EU Weighs Freezing Russian Oil Price Cap as Iran War Puts Energy Security Back in Play
EU governments are discussing whether to halt their automatic downward reset of the Russian oil price cap as the war involving Iran rattles global energy flows. The debate pits Ukraine-focused sanctions strategy against mounting fears of a wider supply shock, with refiners, shippers and consumers caught in the middle. Readers will see how a technical pricing formula has become a frontline decision in Europe’s energy and Russia policy.
Europe’s Russian oil strategy is colliding head‑on with a new war in the Middle East, forcing EU governments to ask whether they can keep squeezing Moscow’s revenues without risking another energy shock.
Diplomats and officials are weighing a temporary freeze of the bloc’s price cap on Russian seaborne crude, introduced last year to sit 15% below the rolling six‑month average price of Russia’s Urals blend. The current ceiling is about $44.10 per barrel, and a dynamic mechanism is due to reset it again. Now, with a war involving Iran threatening Gulf shipping and crude exports, several member states are exploring whether the automatic cut should be paused, according to people briefed on the talks. The discussion is live but no decision has been formally announced.

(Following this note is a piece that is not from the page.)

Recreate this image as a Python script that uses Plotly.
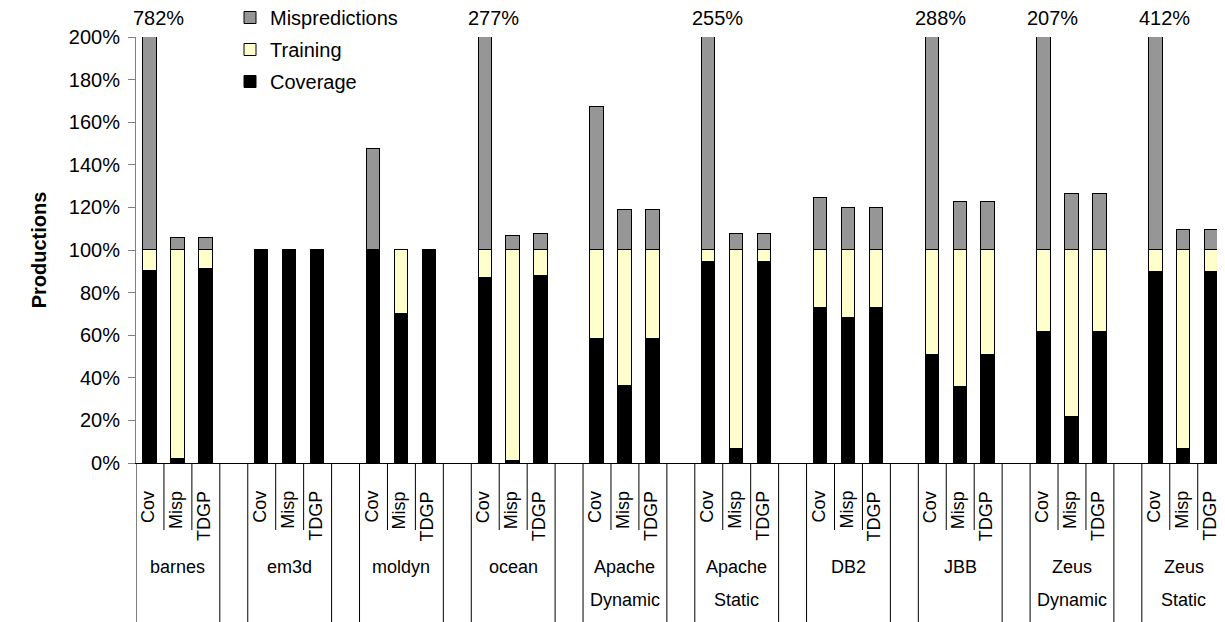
import plotly.graph_objects as go

# ---- data ----
group_line1 = ["barnes", "em3d", "moldyn", "ocean", "Apache", "Apache", "DB2", "JBB", "Zeus", "Zeus"]
group_line2 = ["", "", "", "", "Dynamic", "Static", "", "", "Dynamic", "Static"]
configs = ["Cov", "Misp", "TDGP"]

# percent of productions, per group: [Cov, Misp, TDGP]
coverage = [
    [90, 2, 91],
    [100, 100, 100],
    [100, 70, 100],
    [87, 1, 88],
    [58, 36, 58],
    [94.5, 6.7, 94.5],
    [73, 68.3, 73],
    [50.6, 35.8, 50.6],
    [61.7, 21.7, 61.7],
    [89.8, 6.7, 89.8],
]
training = [
    [10, 98, 9],
    [0, 0, 0],
    [0, 30, 0],
    [13, 99, 12],
    [42, 64, 42],
    [5.5, 93.3, 5.5],
    [27, 31.7, 27],
    [49.4, 64.2, 49.4],
    [38.3, 78.3, 38.3],
    [10.2, 93.3, 10.2],
]
mispredictions = [
    [682, 5.5, 5.5],
    [0, 0, 0],
    [47.5, 0, 0],
    [177, 6.4, 7.5],
    [67, 18.6, 18.6],
    [155, 7.3, 7.3],
    [24.2, 19.5, 19.5],
    [188, 22.5, 22.5],
    [107, 26.3, 26.3],
    [312, 9.4, 9.4],
]
y_ticks = list(range(0, 201, 20))

# ---- build slot positions (3 bars + 1 gap per group) ----
xs, cov_v, tr_v, mi_v, cfg_lbl = [], [], [], [], []
for g in range(len(group_line1)):
    for c in range(3):
        xs.append(4 * g + c)
        cov_v.append(coverage[g][c])
        tr_v.append(training[g][c])
        mi_v.append(mispredictions[g][c])
        cfg_lbl.append(configs[c])

FONT = "Liberation Sans, Arial, sans-serif"
BW = 0.48
line = dict(color="black", width=1)

fig = go.Figure()
fig.add_trace(go.Bar(x=xs, y=cov_v, name="Coverage", width=BW, legendrank=3,
                     marker=dict(color="#000000", line=line), legendgroup="c"))
fig.add_trace(go.Bar(x=xs, y=tr_v, name="Training", width=BW, legendrank=2,
                     marker=dict(color="#FFFFCC", line=line), legendgroup="t"))
fig.add_trace(go.Bar(x=xs, y=mi_v, name="Mispredictions", width=BW, legendrank=1,
                     marker=dict(color="#969696", line=line), legendgroup="m"))

# page body margin (8px) compensation: layout described in screen pixels
OFF = 8
SCREEN_W, SCREEN_H = 1225, 622
PLOT_LEFT = 136
PLOT_TOP = 37
PLOT_BOT = 463
PH = PLOT_BOT - PLOT_TOP
FIG_W = SCREEN_W - OFF
FIG_H = SCREEN_H - OFF
PW = FIG_W - (PLOT_LEFT - OFF)


def py(pix):
    return (PLOT_BOT - pix) / PH


def px(pix):
    return (pix - PLOT_LEFT) / PW


shapes = []
annotations = []
n_groups = len(group_line1)
for g in range(n_groups):
    for k, long in [(4 * g - 0.5, True), (4 * g + 0.5, False), (4 * g + 1.5, False), (4 * g + 2.5, True)]:
        shapes.append(dict(type="line", xref="x", yref="paper", x0=k, x1=k,
                           y0=0, y1=py(SCREEN_H + 2) if long else py(530),
                           line=dict(color="black", width=1)))
    annotations.append(dict(x=4 * g + 1, y=py(555), xref="x", yref="paper", text=group_line1[g],
                            showarrow=False, yanchor="top", font=dict(size=18, family=FONT, color="black")))
    if group_line2[g]:
        annotations.append(dict(x=4 * g + 1, y=py(588), xref="x", yref="paper", text=group_line2[g],
                                showarrow=False, yanchor="top", font=dict(size=18, family=FONT, color="black")))

for x, lbl in zip(xs, cfg_lbl):
    annotations.append(dict(x=x - 0.07, y=py(489), xref="x", yref="paper", text=lbl, textangle=-90,
                            showarrow=False, yanchor="top", xanchor="center",
                            font=dict(size=18, family=FONT, color="black")))

for x, c, t, m in zip(xs, cov_v, tr_v, mi_v):
    total = c + t + m
    if total > 200:
        annotations.append(dict(x=x + 0.3, y=py(18), xref="x", yref="paper", text=f"{round(total)}%",
                                showarrow=False, yanchor="middle",
                                font=dict(size=20, family=FONT, color="black")))

slot_px = 27.94
fig.update_layout(
    width=FIG_W, height=FIG_H,
    margin=dict(l=PLOT_LEFT - OFF, r=0, t=PLOT_TOP - OFF, b=FIG_H - (PLOT_BOT - OFF), pad=0,
                autoexpand=False),
    paper_bgcolor="white", plot_bgcolor="white",
    barmode="stack", bargap=0,
    font=dict(family=FONT, size=20, color="black"),
    showlegend=True,
    legend=dict(x=px(230), y=py(-2), xanchor="left", yanchor="top",
                traceorder="grouped", tracegroupgap=3,
                font=dict(size=20, family=FONT), bgcolor="rgba(0,0,0,0)",
                itemclick=False),
    xaxis=dict(range=[-0.5, -0.5 + PW / slot_px], showticklabels=False,
               showgrid=False, zeroline=False, showline=True, linecolor="black", linewidth=1,
               ticks=""),
    yaxis=dict(range=[0, 200], tickvals=y_ticks, ticktext=[f"{v}%" for v in y_ticks],
               showgrid=False, zeroline=False, showline=True, linecolor="#808080", linewidth=1,
               ticks="outside", ticklen=7, tickcolor="#808080", ticklabelstandoff=4,
               tickfont=dict(size=20, family=FONT),
               title=dict(text="<b>Productions</b>", font=dict(size=20, family=FONT), standoff=16)),
    shapes=shapes,
    annotations=annotations,
)

fig.write_html("out.html")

For households and businesses across Europe, the argument is not abstract. A misstep could show up quickly in heating bills, diesel prices and airline tickets if markets interpret a tighter cap as a precursor to supply disruption. For governments that spent 2022 and 2023 buying public acceptance of painful energy costs, another spike risks political backlash. At the same time, Ukrainians and Russians on the front lines feel the reverberations in a different way: revenue from every discounted barrel helps fund Moscow’s war effort, while sanctions that look softened can feel like a betrayal in Kyiv.
Strategically, the EU is caught between two pressure systems. On one side, the G7‑designed cap is meant to keep Russian oil flowing while cutting into profits — a delicate balance that depends on global tanker capacity, shadow fleets and enforcement of maritime insurance rules. On the other, an escalation around Iran and the Strait of Hormuz raises the risk that a major producer’s exports could be disrupted or re‑routed, tightening supply and giving Moscow more leverage. Suspending the cap’s downward adjustment would be read in Moscow, Washington, Kyiv and Gulf capitals as a signal about how far Europe is prepared to go in prioritizing price stability over punitive measures.

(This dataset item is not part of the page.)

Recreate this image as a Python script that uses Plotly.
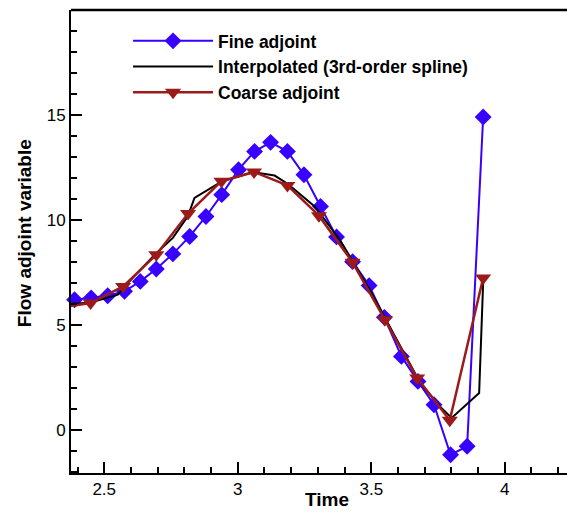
import plotly.graph_objects as go

# ---- data ----
fine_t = [2.389, 2.451, 2.513, 2.576, 2.635, 2.695, 2.757, 2.820, 2.881, 2.940,
          3.003, 3.063, 3.123, 3.186, 3.248, 3.310, 3.370, 3.430, 3.492, 3.549,
          3.613, 3.675, 3.735, 3.797, 3.859, 3.919]
fine_v = [6.19, 6.27, 6.38, 6.59, 7.06, 7.65, 8.37, 9.20, 10.15, 11.19,
          12.38, 13.25, 13.68, 13.25, 12.14, 10.63, 9.18, 8.00, 6.86, 5.35,
          3.49, 2.30, 1.19, -1.19, -0.79, 14.89]

coarse_t = [2.325, 2.449, 2.571, 2.695, 2.814, 2.939, 3.061, 3.186, 3.304,
            3.430, 3.551, 3.672, 3.794, 3.919]
coarse_v = [5.80, 6.03, 6.82, 8.33, 10.29, 11.83, 12.27, 11.63, 10.19,
            7.97, 5.24, 2.46, 0.45, 7.22]

interp_t = [2.372, 2.449, 2.551, 2.575, 2.689, 2.757, 2.813, 2.838, 2.939,
            3.057, 3.138, 3.188, 3.288, 3.382, 3.494, 3.551, 3.675, 3.694,
            3.757, 3.801, 3.904, 3.919]
interp_v = [6.00, 6.05, 6.43, 6.80, 8.33, 9.13, 10.16, 11.03, 11.81,
            12.27, 12.10, 11.70, 10.63, 9.05, 6.67, 5.33, 2.43, 2.06,
            1.11, 0.56, 1.75, 7.01]

x_ticks = [2.5, 3, 3.5, 4]
x_labels = ["2.5", "3", "3.5", "4"]
y_ticks = [0, 5, 10, 15]
y_labels = ["0", "5", "10", "15"]

BLUE = "#3800ff"
RED = "#9b1a1a"
FONT = "Liberation Sans"

fig = go.Figure()
fig.add_trace(go.Scatter(
    x=fine_t, y=fine_v, mode="lines+markers", name="Fine adjoint",
    line=dict(color=BLUE, width=2),
    marker=dict(symbol="diamond", size=13, color=BLUE),
    cliponaxis=False))
fig.add_trace(go.Scatter(
    x=interp_t, y=interp_v, mode="lines",
    name="Interpolated (3rd-order spline)",
    line=dict(color="black", width=2)))
fig.add_trace(go.Scatter(
    x=coarse_t, y=coarse_v, mode="lines+markers", name="Coarse adjoint",
    line=dict(color=RED, width=2.5),
    marker=dict(symbol="triangle-down", size=14, color=RED)))

axis_common = dict(
    showline=True, linecolor="black", linewidth=2, mirror=False,
    ticks="inside", ticklen=11, tickwidth=1.5, tickcolor="black",
    showgrid=False, zeroline=False,
    tickfont=dict(family=FONT, size=17, color="black"),
)

fig.update_layout(
    width=567, height=512,
    margin=dict(l=71, r=0, t=10, b=39),
    paper_bgcolor="white", plot_bgcolor="white",
    showlegend=True,
    legend=dict(x=0.115, y=0.972, xanchor="left", yanchor="top",
                bgcolor="rgba(0,0,0,0)", borderwidth=0,
                itemwidth=80,
                font=dict(family=FONT, size=17.5, color="black", weight="bold")),
    xaxis=dict(range=[2.3756, 4.233], tickvals=x_ticks, ticktext=x_labels,
               ticklabelstandoff=0,
               minor=dict(dtick=0.1, tick0=2.5, ticks="inside", ticklen=6,
                          tickwidth=1.5, tickcolor="black"),
               **axis_common),
    yaxis=dict(range=[-2.06, 19.98], tickvals=y_ticks, ticktext=y_labels,
               minor=dict(dtick=1, tick0=0, ticks="inside", ticklen=6,
                          tickwidth=1.5, tickcolor="black"),
               **axis_common),
    shapes=[dict(type="line", xref="paper", yref="paper", x0=0, x1=1,
                 y0=1, y1=1, line=dict(color="black", width=2.5))],
    annotations=[
        dict(text="Time", xref="paper", yref="paper", x=0.517, y=0,
             yshift=-14, xanchor="center", yanchor="top", showarrow=False,
             font=dict(family=FONT, size=19, color="black", weight="bold")),
        dict(text="Flow adjoint variable", xref="paper", yref="paper",
             x=0, xshift=-47, y=0.518, textangle=-90, xanchor="center",
             yanchor="middle", showarrow=False,
             font=dict(family=FONT, size=19, color="black", weight="bold")),
    ],
)

fig.write_html("out.html")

If the cap is held steady at current levels, Russian exporters could gain a little breathing room compared with a deeper discount, potentially easing the pressure on their budget while preserving some degree of Western oversight of shipping and insurance. If hawkish EU members block a freeze and push for the mechanism to cut further, they raise the probability that Russia shifts more trade into opaque channels beyond Western control — and that oil markets test higher ranges on fear rather than fundamentals.
The war involving Iran is the wild card. A serious disruption near Hormuz, or renewed attacks on energy infrastructure in the wider region, would tighten the margin for error. Traders, refiners and shipping firms are already recalculating exposure and insurance costs. For landlocked buyers in Central and Eastern Europe, any move that drives up global benchmarks feeds directly through to domestic inflation and could force emergency subsidies.
What to watch now is not only the eventual EU legal text, but how united the bloc appears when it emerges. A narrow, time‑limited suspension with a clear review clause would send a different signal than an open‑ended pause. The stance of key capitals — Berlin, Paris, Warsaw, Rome — will reveal whether Ukraine’s longer‑term leverage over Russian energy revenue is being traded, at least temporarily, for calm at the pump.
Key Takeaways
- EU governments are discussing suspending the automatic six‑month reset of the Russian oil price cap as conflict involving Iran raises supply fears.
- The current cap sits at about $44.10 per barrel, 15% below the average Urals price, and is due to be recalculated.
- A freeze could ease immediate market anxiety but would soften the trajectory of sanctions targeting Russian oil income.
- Households, transport firms and heavy industry in Europe are directly exposed to any resulting price swings.
- The decision will signal how the EU balances Ukraine‑related pressure on Moscow against the risk of a wider energy shock.
Outlook & Way Forward
If the EU opts for a temporary freeze while insisting it does not alter the broader sanctions regime, the practical outcome will be a period of relative stability for Russian crude exports within the price‑cap framework. That would likely cap immediate volatility in European fuel prices while allowing Brussels to revisit the mechanism once the trajectory of the Iran‑related conflict is clearer. In that scenario, expect parallel moves to tighten enforcement against non‑compliant tankers and service providers to preserve some deterrent effect.
A decision to let the dynamic cap drift lower, by contrast, would be a calculated gamble that Russian oil keeps flowing despite tighter terms, and that the war’s impact on Gulf exports can be contained. Markets would price in a higher risk premium, and Russia would accelerate the use of non‑Western ships, insurers and financial channels, eroding the G7’s visibility on trade flows. Either way, the episode shows that sanctions design is no longer a technical exercise — it is now inseparable from managing global energy security under the strain of multiple, overlapping wars.